また、自宅の建物は奥さんのものですが、土地のほとんどはまだ三村さんのものですから、相続のさいには「小規模宅地等の特例」を使って評価額を80%差し引けます。

結果として、自宅の建て替えと奥さんへの贈与、小規模宅地等の特例を利用することで、「1億3110万円」評価減できました。

大規模な農地、休耕地に賃貸マンションを建て、本格的な事業転換をする

農業を大規模にやっていたときは収入も多く良かったのですが、加齢による体力の低下もあり、長年の腰痛もあり、農業収入がある土地はごく一部となっています。

農地は一般的な宅地などに比べると評価額も少し安いのですが、かといって収入がゼロである以上持っていても固定資産税がかかるだけです。

空き地に動物が住み着いてしまったり、人が入り込んだり、砂埃が舞ってしまったりと状況も良くなかったので、休耕地を含めて使っていない土地に賃貸物件を建築することにします。

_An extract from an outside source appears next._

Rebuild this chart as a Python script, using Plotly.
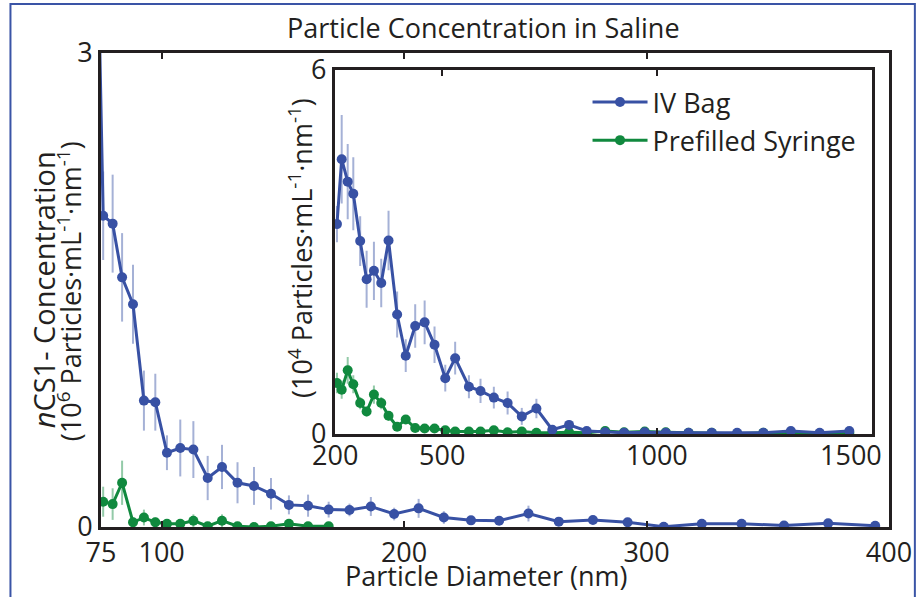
import plotly.graph_objects as go

# ---------------- data ----------------
main_x = [72.3, 75.9, 79.8, 83.7, 88.2, 92.7, 97.4, 102.2, 107.7, 113.1, 119.0, 124.9, 131.3,
          138.1, 145.1, 152.5, 160.4, 168.9, 177.5, 186.3, 195.9, 206.0, 216.4, 227.6, 239.2,
          251.3, 263.8, 277.9, 292.2, 307.1, 322.8, 339.2, 356.7, 374.9, 394.3]
main_blue = [4.7, 1.97, 1.92, 1.58, 1.41, 0.80, 0.79, 0.47, 0.50, 0.49, 0.31, 0.38, 0.28,
             0.26, 0.21, 0.14, 0.135, 0.11, 0.108, 0.13, 0.082, 0.118, 0.06, 0.042, 0.04,
             0.085, 0.034, 0.044, 0.03, 0.002, 0.02, 0.02, 0.01, 0.023, 0.008]
main_blue_err = [0, 0.28, 0.31, 0.28, 0.25, 0.19, 0.18, 0.11, 0.18, 0.18, 0.14, 0.14, 0.13,
                 0.12, 0.10, 0.06, 0.07, 0.05, 0.04, 0.06, 0.04, 0.06, 0.04, 0.02, 0.02,
                 0.05, 0.02, 0.02, 0.02, 0.01, 0.01, 0.01, 0.01, 0.01, 0.01]
main_green_x = [75.9, 79.8, 83.7, 88.2, 92.7, 97.4, 102.2, 107.7, 113.1, 119.0, 124.9, 131.3,
                138.1, 145.1, 152.5, 160.4, 168.9]
main_green = [0.16, 0.145, 0.28, 0.03, 0.06, 0.03, 0.02, 0.02, 0.04, 0.005, 0.04, 0.005,
              0.0, 0.005, 0.02, 0.005, 0.005]
main_green_err = [0.095, 0.1, 0.14, 0.03, 0.05, 0.03, 0.02, 0.02, 0.04, 0.01, 0.04, 0.01,
                  0.01, 0.01, 0.02, 0.01, 0.01]

inset_x = [255, 266, 280, 293, 309, 324, 341, 358, 375, 395, 415, 437, 459, 482, 507, 530,
           562, 589, 620, 652, 685, 719, 756, 795, 836, 879, 923, 971, 1020, 1073, 1127,
           1186, 1247, 1311, 1378, 1447]
inset_blue = [3.46, 4.53, 4.16, 3.96, 3.18, 2.55, 2.69, 2.49, 3.19, 1.97, 1.29, 1.78, 1.84,
              1.47, 0.92, 1.25, 0.78, 0.71, 0.60, 0.51, 0.29, 0.42, 0.07, 0.15, 0.05,
              0.03, 0.02, 0.03, 0.02, 0.02, 0.02, 0.02, 0.02, 0.05, 0.02, 0.05]
inset_blue_err = [0.3, 0.73, 0.62, 0.6, 0.41, 0.47, 0.48, 0.4, 0.49, 0.38, 0.27, 0.36, 0.36,
                  0.3, 0.22, 0.27, 0.19, 0.2, 0.18, 0.19, 0.14, 0.16, 0.05, 0.08, 0.04,
                  0.02, 0.02, 0.02, 0.02, 0.02, 0.02, 0.02, 0.02, 0.02, 0.02, 0.02]
inset_green = [0.84, 0.73, 1.05, 0.82, 0.51, 0.37, 0.65, 0.51, 0.30, 0.12, 0.24, 0.10, 0.09,
               0.09, 0.06, 0.04, 0.04, 0.04, 0.06, 0.03, 0.04, 0.02, 0.02, 0.03, 0.02,
               0.05, 0.03, 0.04, 0.03, 0.02, 0.02, 0.005, 0.02, 0.01, 0.005, 0.02]
inset_green_err = [0.17, 0.15, 0.22, 0.15, 0.1, 0.08, 0.15, 0.1, 0.08, 0.05, 0.06, 0.04, 0.03,
                   0.03, 0.03, 0.02, 0.02, 0.02, 0.02, 0.02, 0.02, 0.02, 0.02, 0.02, 0.02,
                   0.02, 0.02, 0.02, 0.02, 0.02, 0.02, 0.02, 0.02, 0.02, 0.02, 0.02]

series_names = ["IV Bag", "Prefilled Syringe"]
main_xticks = [75, 100, 200, 300, 400]
inset_xticks = [500, 1000]
inset_label_vals = [250, 500, 1000, 1500]
inset_label_text = ["200", "500", "1000", "1500"]

title_text = "Particle Concentration in Saline"
xtitle_text = "Particle Diameter (nm)"
ytitle_line1 = "<i>n</i>CS1- Concentration"
ytitle_line2 = "(10<sup>6</sup> Particles·mL<sup>-1</sup>·nm<sup>-1</sup>)"
inset_ytitle = "(10<sup>4</sup> Particles·mL<sup>-1</sup>·nm<sup>-1</sup>)"

# ---------------- style / layout ----------------
W, H = 924, 597
L, R, T, B = 101, 893, 53, 527          # main plot area in px
IL, IR, IT, IB = 336, 876, 70, 434      # inset plot area in px

def px_x(p):
    return (p - L) / (R - L)

def px_y(p):
    return (B - p) / (B - T)

BLUE = "rgb(56,81,164)"
GREEN = "rgb(16,137,62)"
BLUE_ERR = "rgba(56,81,164,0.45)"
GREEN_ERR = "rgba(16,137,62,0.45)"
AX = "#231F20"
TXT = "#231F20"
FONT = "Open Sans"
FS = 27

fig = go.Figure()

def add(x, y, err, color, ecolor, name, xa, ya):
    fig.add_trace(go.Scatter(
        x=x, y=y, mode="lines+markers", name=name, showlegend=False,
        xaxis=xa, yaxis=ya,
        line=dict(color=color, width=3),
        marker=dict(color=color, size=10),
        error_y=dict(type="data", array=err, visible=True, color=ecolor,
                     thickness=2, width=0),
    ))

add(main_green_x, main_green, main_green_err, GREEN, GREEN_ERR, series_names[1], "x", "y")
add(main_x, main_blue, main_blue_err, BLUE, BLUE_ERR, series_names[0], "x", "y")
add(inset_x, inset_green, inset_green_err, GREEN, GREEN_ERR, series_names[1], "x2", "y2")
add(inset_x, inset_blue, inset_blue_err, BLUE, BLUE_ERR, series_names[0], "x2", "y2")
# legend entries
for nm, col in zip(series_names, [BLUE, GREEN]):
    fig.add_trace(go.Scatter(x=[None], y=[None], mode="lines+markers", name=nm,
                             line=dict(color=col, width=3), marker=dict(color=col, size=10),
                             xaxis="x2", yaxis="y2"))

axis_common = dict(showline=True, linecolor=AX, linewidth=3, mirror="ticks",
                   ticks="inside", ticklen=6, tickwidth=2, tickcolor=AX,
                   showgrid=False, zeroline=False,
                   tickfont=dict(family=FONT, size=FS, color=TXT))

fig.update_layout(
    width=W, height=H,
    margin=dict(l=L, r=W - R, t=T, b=H - B),
    paper_bgcolor="white", plot_bgcolor="white",
    font=dict(family=FONT, size=FS, color=TXT),
    showlegend=True,
    legend=dict(x=px_x(590), y=px_y(78), xanchor="left", yanchor="top",
                bgcolor="rgba(0,0,0,0)", font=dict(family=FONT, size=FS, color=TXT),
                tracegroupgap=0, itemwidth=55),
    xaxis=dict(range=[75, 400], tickvals=main_xticks, ticktext=[str(v) for v in main_xticks],
               domain=[0, 1], **axis_common),
    yaxis=dict(range=[0, 3], tickvals=[0, 3], domain=[0, 1], **axis_common),
    xaxis2=dict(range=[250, 1500], tickvals=inset_xticks, showticklabels=False,
                domain=[px_x(IL), px_x(IR)], anchor="y2", **axis_common),
    yaxis2=dict(range=[0, 6], tickvals=[0, 6], domain=[px_y(IB), px_y(IT)], anchor="x2",
                **axis_common),
)

def pann(text, x, y, angle=0, size=FS):
    return dict(text=text, x=px_x(x), y=px_y(y), xref="paper", yref="paper",
                xanchor="center", yanchor="middle", textangle=angle, showarrow=False,
                font=dict(family=FONT, size=size, color=TXT))

annotations = [
    pann(title_text, 485, 27),
    pann(xtitle_text, 488, 575),
    pann(ytitle_line1, 43, 290, -90, 29),
    pann(ytitle_line2, 69, 291, -90),
    pann(inset_ytitle, 301, 248, -90),
]
for v, t in zip(inset_label_vals, inset_label_text):
    anchor = "right" if v == inset_label_vals[-1] else "center"
    annotations.append(dict(text=t, x=v, y=0, xref="x2", yref="y2", yanchor="top",
                            xanchor=anchor, xshift=12 if anchor == "right" else 0, yshift=0,
                            showarrow=False, font=dict(family=FONT, size=FS, color=TXT)))
fig.update_layout(annotations=annotations)

# outer blue frame
fig.add_shape(type="rect", xref="paper", yref="paper",
              x0=px_x(10), x1=px_x(919), y0=px_y(640), y1=px_y(4),
              line=dict(color="rgb(58,84,166)", width=2), fillcolor="rgba(0,0,0,0)",
              layer="below")

fig.write_html("out.html", config={"displayModeBar": False},
               post_script="document.body.style.margin='0';document.body.style.overflow='hidden';")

絶対に利用しないという土地はその都度売却して現金化しつつ、賃貸物件として条件の良い土地に関しては貸家建付地に転用します。

いくつかの金融機関に相談をして借り入れた4億円を元手に、小さめの賃貸マンションを4棟建築しました。

また、もともと自宅があった2000坪の農地も賃貸に転用します。土地の広さからかなり大規模なマンションが建築できることを利用し、駐車場完備のファミリー向け賃貸マンションを2棟建築しました。

このときの建築費用も、金融機関から10億円借入をすることで節税を狙います。

6棟のマンション建築と借入金、賃貸物件を建てた土地が貸家建付地評価できることをまとめると、「11億円の評価減」です。

自宅を使った節税も合わせれば、14億円あった財産はおよそ「1億7000万円」まで評価減できました。

増えた賃貸物件の管理法人を立ち上げて、所得と財産を分散する

6棟のマンション経営は順調で、入居者の申し込みも殺到しているので、三村さんは初年度からかなりの家賃収入を手に入れることになります。

多くの賃貸物件の管理を個人で行うのは大変ですし、家賃収入=現金ですから今後資産が増えてしまいますよね。

そこで、手持ちの賃貸物件の管理をするための会社を立ち上げ、奥さんや3人のお子さんを役員にして所得を分散することにしました。

これで、ゆくゆくは手持ちの賃貸物件を生前贈与したり、会社に売却して賃貸事業の展開を考えることも考えられます。

三村さんは、自分の財産を家族や会社に分散することで節税に加えてこれまで以上の現金収入という財産を手にしたのです。節税対策が一種の財テクになるのも、節税対策の面白いところですね。